A year passed and still the Court of Appeals failed to reach any kind of decision. There were all kinds of rumors about what was going on; several times it appeared that they had decided what to do, but the sound of their silence was overwhelming. During the waiting all the key members of the government’s prosecution team left Mauskopf’s office. Feldman and Henoch joined large firms, Mitra Hormozi was appointed Special Deputy Chief of Staff to New York State Attorney-General Andrew Cuomo, and President Bush appointed Roz Mauskopf to a federal judgeship.

Eventually undercover accountant Stephen Corso was sentenced to one year in prison. Corso had faced more than seven years, but Judge Janet Hall said, while pronouncing the reduced sentence, “I can’t find the words to describe the value…of his cooperation.” Corso, who made more than nine hundred tapes with Eppolito, refused an offer to enter the government’s witness protection program when he finishes his sentence.

For his cooperation Burt Kaplan received a reduction in his twenty-seven-year sentence for marijuana trafficking and was released from prison. He also had to plead guilty to all the crimes to which he confessed as part of his plea agreement but will never have to return to prison for those crimes. He gave the prosecutors everything they needed. More than they imagined. For Burt Kaplan, his last payday is coming. After being released he seemed to have successfully disappeared, although it is doubtful he is in any danger. Almost all of the people against whom he testified are gone, dead or in prison.

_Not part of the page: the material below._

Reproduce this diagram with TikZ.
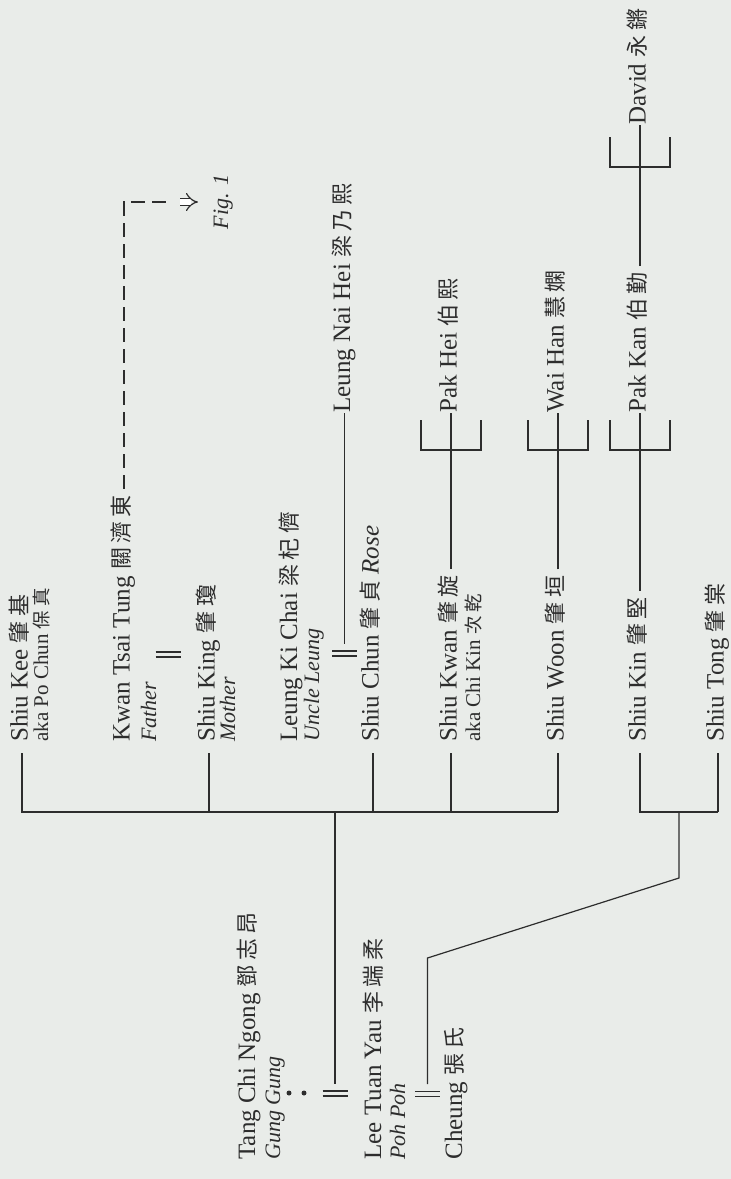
\documentclass[tikz,border=0pt]{standalone}
\usepackage{fontspec}
\setmainfont{Liberation Serif}
\newfontfamily\cjk[Scale=0.88, LetterSpace=20]{Noto Sans CJK TC}
\usepackage{tikz}
\usetikzlibrary{arrows.meta}
\definecolor{paper}{RGB}{233,236,233}
\definecolor{ink}{RGB}{45,45,45}
\newcommand{\zh}[1]{{\cjk #1}}

\tikzset{
  person/.style={rotate=90, anchor=west, inner sep=0pt, text height=9pt, text depth=3.5pt,
    text=ink, font=\fontsize{12.5}{14}\selectfont},
  aka/.style={rotate=90, anchor=base west, inner sep=0pt, text=ink, font=\fontsize{10.5}{12}\selectfont},
  role/.style={aka, font=\fontsize{11}{12}\selectfont\itshape},
  famline/.style={draw=ink, line width=0.6pt},
  drop/.style={famline, shorten <=5.5pt},
  child/.style={famline, shorten <=3pt},
  wed/.pic={\draw[famline] (-12.5,-2.5) -- (12.5,-2.5) (-12.5,2.5) -- (12.5,2.5);},
  fork/.pic={\draw[famline] (-30,-30) -- (-30,0) -- (30,0) -- (30,-30);},
}

\begin{document}
\begin{tikzpicture}[x=0.5pt, y=-0.5pt]
  \fill[paper] (0,0) rectangle (731,1179);
  \useasboundingbox (0,0) rectangle (731,1179);

  % Parents
  \node[person, anchor=base west] (tang) at (255,1160) {Tang Chi Ngong \zh{鄧志昂}};
  \node[role] (gung) at (280,1160) {Gung Gung};
  \fill[ink] (289,1093) circle (2.5) (304,1093) circle (2.5);
  \coordinate (tangwed) at (335,1093.5);
  \pic at (tangwed) {wed};
  \node[person, anchor=base west] (lee) at (381,1160) {Lee Tuan Yau \zh{李端柔}};
  \node[role] (poh) at (405,1160) {Poh Poh};
  \coordinate (cheungwed) at (427.5,1094);
  \pic at (cheungwed) {wed};
  \node[person, anchor=base west] (cheung) at (462,1160) {Cheung \zh{張氏}};

  % Children
  \node[person] (kee) at (22,742) {Shiu Kee \zh{肇基}};
  \node[aka] (keeaka) at (48,742) {aka Po Chun \zh{保真}};
  \node[person] (father) at (124,742) {Kwan Tsai Tung \zh{關濟東}};
  \node[role] (fathertag) at (156,742) {Father};
  \coordinate (kingwed) at (168,654.5);
  \pic at (kingwed) {wed};
  \node[person] (king) at (209,742) {Shiu King \zh{肇瓊}};
  \node[role] (mothertag) at (235,742) {Mother};
  \node[person, anchor=base west] (kichai) at (297,742) {Leung Ki Chai \zh{梁杞儕}};
  \node[role] (uncletag) at (319,742) {Uncle Leung};
  \coordinate (chunwed) at (344.5,653.5);
  \pic at (chunwed) {wed};
  \node[person] (chun) at (373,742) {Shiu Chun \zh{肇貞} \textit{Rose}};
  \node[person] (kwan) at (451,742) {Shiu Kwan \zh{肇旋}};
  \node[aka] (kwanaka) at (480,742) {aka Chi Kin \zh{次乾}};
  \node[person] (woon) at (558,742) {Shiu Woon \zh{肇垣}};
  \node[person] (kin) at (640,742) {Shiu Kin \zh{肇堅}};
  \node[person] (tong) at (718,742) {Shiu Tong \zh{肇棠}};

  % Grandchildren
  \node[person] (naihei) at (344.5,413) {Leung Nai Hei \zh{梁乃熙}};
  \node[person] (pakhei) at (451,413) {Pak Hei \zh{伯熙}};
  \node[person] (waihan) at (558,413) {Wai Han \zh{慧嫻}};
  \node[person] (pakkan) at (640,413) {Pak Kan \zh{伯勤}};
  \node[person] (david) at (640,125) {David \zh{永鏘}};
  \node[role, anchor=base] (fig) at (228,202) {Fig. 1};

  % Sibling bars
  \coordinate (sibbar) at (0,812);
  \draw[drop] (kee.west) -- (kee.west |- sibbar) -- (woon.west |- sibbar);
  \draw[drop] (woon.west) -- (woon.west |- sibbar);
  \draw[drop] (king.west) -- (king.west |- sibbar);
  \draw[drop] (chun.west) -- (chun.west |- sibbar);
  \draw[drop] (kwan.west) -- (kwan.west |- sibbar);
  \draw[famline, shorten <=5pt] (tangwed) -- (tangwed |- sibbar);

  \draw[drop] (kin.west) -- (kin.west |- sibbar) -- (tong.west |- sibbar);
  \draw[drop] (tong.west) -- (tong.west |- sibbar);
  \coordinate (kintong) at (679,812);
  \draw[famline, shorten <=5pt] (cheungwed) -- ++(0,-136) -- (679,878) -- (kintong);

  % Next generation
  \draw[famline, shorten <=5pt] (chunwed) -- (naihei.west);
  \draw[child] (kwan.east) -- (pakhei.west);
  \pic at (451,450) {fork};
  \draw[child] (woon.east) -- (waihan.west);
  \pic at (558,450) {fork};
  \draw[child] (kin.east) -- (pakkan.west);
  \pic at (640,450) {fork};
  \draw[child] (pakkan.east) -- (david.west);
  \pic at (640,167) {fork};

  % Link to Fig. 1
  \coordinate (figlink) at (170,202);
  \coordinate (figarrow) at (198,202);
  \draw[famline, dash pattern=on 7pt off 3.5pt, shorten <=3pt] (father.east) |- (figlink);
  \draw[famline, line width=0.6pt, double, double distance=2.6pt, -{Implies}] ([xshift=5pt]figlink) -- (figarrow);
\end{tikzpicture}
\end{document}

Anthony Casso remains in his cell in Supermax, the maximum-security prison in Florence, Colorado, his ticket out having expired.

The waiting went on. Mike Vecchione prosecuted Clarence Norman in
four trials on various corruption charges and earned convictions in three of those trials. Norman is in prison, serving his numerous sentences. Vecchione’s office also accepted guilty pleas from ten men involved in the macabre bones case, in which the body parts of more than a thousand corpses were taken and sold. And Vecchione and Tommy Dades worked together on one more high-profile cold case, but this one ended poorly.

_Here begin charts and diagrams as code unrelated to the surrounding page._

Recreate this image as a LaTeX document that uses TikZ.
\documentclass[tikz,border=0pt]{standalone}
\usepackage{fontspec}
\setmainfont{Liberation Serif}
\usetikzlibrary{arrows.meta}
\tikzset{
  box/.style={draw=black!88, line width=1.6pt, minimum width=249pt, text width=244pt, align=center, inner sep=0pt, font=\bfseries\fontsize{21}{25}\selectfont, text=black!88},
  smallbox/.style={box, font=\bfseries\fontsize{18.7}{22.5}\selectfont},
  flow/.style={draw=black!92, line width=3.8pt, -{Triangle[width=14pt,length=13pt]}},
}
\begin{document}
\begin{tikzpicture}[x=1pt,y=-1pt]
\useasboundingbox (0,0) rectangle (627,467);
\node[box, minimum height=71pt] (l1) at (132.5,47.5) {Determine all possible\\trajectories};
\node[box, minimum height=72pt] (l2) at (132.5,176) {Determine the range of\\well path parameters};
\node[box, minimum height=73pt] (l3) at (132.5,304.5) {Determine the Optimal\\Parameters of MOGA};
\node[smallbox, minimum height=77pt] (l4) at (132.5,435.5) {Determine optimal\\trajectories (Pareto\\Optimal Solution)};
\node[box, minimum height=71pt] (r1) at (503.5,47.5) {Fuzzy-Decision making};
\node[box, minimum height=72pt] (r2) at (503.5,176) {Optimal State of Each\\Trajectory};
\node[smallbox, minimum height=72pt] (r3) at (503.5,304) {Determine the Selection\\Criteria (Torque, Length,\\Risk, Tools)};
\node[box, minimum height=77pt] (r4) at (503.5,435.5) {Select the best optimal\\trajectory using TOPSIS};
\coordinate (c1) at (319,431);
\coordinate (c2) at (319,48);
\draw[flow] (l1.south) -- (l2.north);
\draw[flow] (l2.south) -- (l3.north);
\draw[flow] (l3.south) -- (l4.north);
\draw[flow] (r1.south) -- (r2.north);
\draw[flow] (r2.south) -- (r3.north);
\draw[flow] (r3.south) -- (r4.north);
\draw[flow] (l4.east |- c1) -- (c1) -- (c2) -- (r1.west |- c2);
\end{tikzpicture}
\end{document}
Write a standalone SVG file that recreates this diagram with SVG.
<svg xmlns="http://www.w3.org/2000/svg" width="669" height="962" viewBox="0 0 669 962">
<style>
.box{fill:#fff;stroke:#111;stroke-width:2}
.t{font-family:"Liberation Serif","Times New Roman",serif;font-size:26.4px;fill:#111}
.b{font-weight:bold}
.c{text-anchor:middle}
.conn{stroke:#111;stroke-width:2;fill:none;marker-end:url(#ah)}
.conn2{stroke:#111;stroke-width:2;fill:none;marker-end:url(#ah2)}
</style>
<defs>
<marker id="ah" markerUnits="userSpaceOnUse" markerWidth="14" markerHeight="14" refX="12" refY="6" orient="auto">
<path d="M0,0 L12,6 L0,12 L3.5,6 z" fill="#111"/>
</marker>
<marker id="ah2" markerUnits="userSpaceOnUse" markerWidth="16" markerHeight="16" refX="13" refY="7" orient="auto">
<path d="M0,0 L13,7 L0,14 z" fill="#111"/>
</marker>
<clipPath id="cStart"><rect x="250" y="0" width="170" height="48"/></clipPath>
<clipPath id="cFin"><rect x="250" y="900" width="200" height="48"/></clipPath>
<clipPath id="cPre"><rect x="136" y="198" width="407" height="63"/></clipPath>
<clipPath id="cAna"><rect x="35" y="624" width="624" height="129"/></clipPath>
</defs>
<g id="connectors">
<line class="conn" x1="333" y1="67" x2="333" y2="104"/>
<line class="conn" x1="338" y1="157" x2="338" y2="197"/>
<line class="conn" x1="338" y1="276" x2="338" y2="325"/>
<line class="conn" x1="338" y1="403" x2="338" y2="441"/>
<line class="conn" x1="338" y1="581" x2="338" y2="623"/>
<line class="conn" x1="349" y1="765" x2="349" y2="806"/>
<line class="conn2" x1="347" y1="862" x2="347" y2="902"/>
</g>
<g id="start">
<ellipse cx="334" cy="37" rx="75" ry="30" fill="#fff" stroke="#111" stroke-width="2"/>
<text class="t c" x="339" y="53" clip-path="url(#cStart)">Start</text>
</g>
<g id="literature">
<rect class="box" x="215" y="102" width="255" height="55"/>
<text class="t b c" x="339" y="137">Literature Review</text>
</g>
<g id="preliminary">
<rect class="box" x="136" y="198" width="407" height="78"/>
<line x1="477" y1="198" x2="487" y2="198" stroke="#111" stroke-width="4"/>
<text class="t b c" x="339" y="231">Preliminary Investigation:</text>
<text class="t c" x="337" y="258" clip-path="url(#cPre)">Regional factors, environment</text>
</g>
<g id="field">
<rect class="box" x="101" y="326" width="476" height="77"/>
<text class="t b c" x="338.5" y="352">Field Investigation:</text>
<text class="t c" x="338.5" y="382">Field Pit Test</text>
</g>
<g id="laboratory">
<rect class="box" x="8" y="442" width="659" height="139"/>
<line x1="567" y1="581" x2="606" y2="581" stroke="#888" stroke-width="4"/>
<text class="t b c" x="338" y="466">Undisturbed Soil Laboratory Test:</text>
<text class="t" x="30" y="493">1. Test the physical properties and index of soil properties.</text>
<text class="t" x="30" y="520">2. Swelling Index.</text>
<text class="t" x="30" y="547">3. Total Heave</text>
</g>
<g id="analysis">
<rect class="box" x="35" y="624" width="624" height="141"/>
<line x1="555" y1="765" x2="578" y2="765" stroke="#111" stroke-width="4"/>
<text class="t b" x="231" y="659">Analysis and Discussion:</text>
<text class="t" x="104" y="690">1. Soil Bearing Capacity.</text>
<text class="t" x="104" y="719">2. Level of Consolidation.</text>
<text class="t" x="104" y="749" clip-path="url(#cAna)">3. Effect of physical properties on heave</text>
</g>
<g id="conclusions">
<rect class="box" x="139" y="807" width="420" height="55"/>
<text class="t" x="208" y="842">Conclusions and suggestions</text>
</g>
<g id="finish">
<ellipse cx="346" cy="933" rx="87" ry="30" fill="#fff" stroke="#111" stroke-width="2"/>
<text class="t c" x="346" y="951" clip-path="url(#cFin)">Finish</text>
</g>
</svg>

After the Eppolito and Caracappa trials began, Vecchione received several letters from people asking him to pursue other cold cases. Among these letters was a folder full of documents sent by a private investigator who had been working on a case that she believed involved FBI misconduct. Former FBI agent Lin Devecchio was indicted for providing information to mobster Gregory Scarpa Sr.—who died of AIDS in 1994—in the late 1980s that led to four murders. Like Eppolito and Caracappa, rumors had been swirling around Devecchio for a long time, but prosecutors had not been able to make a case against him until Scarpa’s former mistress came forward claiming to have intimate knowledge of Devecchio’s cooperation with Scarpa. When the indictment was announced, many of Devecchio’s former FBI colleagues rallied around him in support. Much of the prosecution’s case centered around this former witness—but after the trial had begun a New York reporter produced audiotapes this woman had made ten years earlier for a book proposal. And in these tapes she had claimed Devecchio was not involved in two of the murders for which he was being prosecuted. As Vecchione explains, “We didn’t find out about those tapes until she was in the middle of her testimony. At the time she made those tapes she was using drugs and was looking to protect herself and her son, but they were devastating to the prosecution. I was convinced we were on the right path and she was telling the truth, but those tapes damaged her credibility as a witness and we had no choice but to ask for a dismissal.”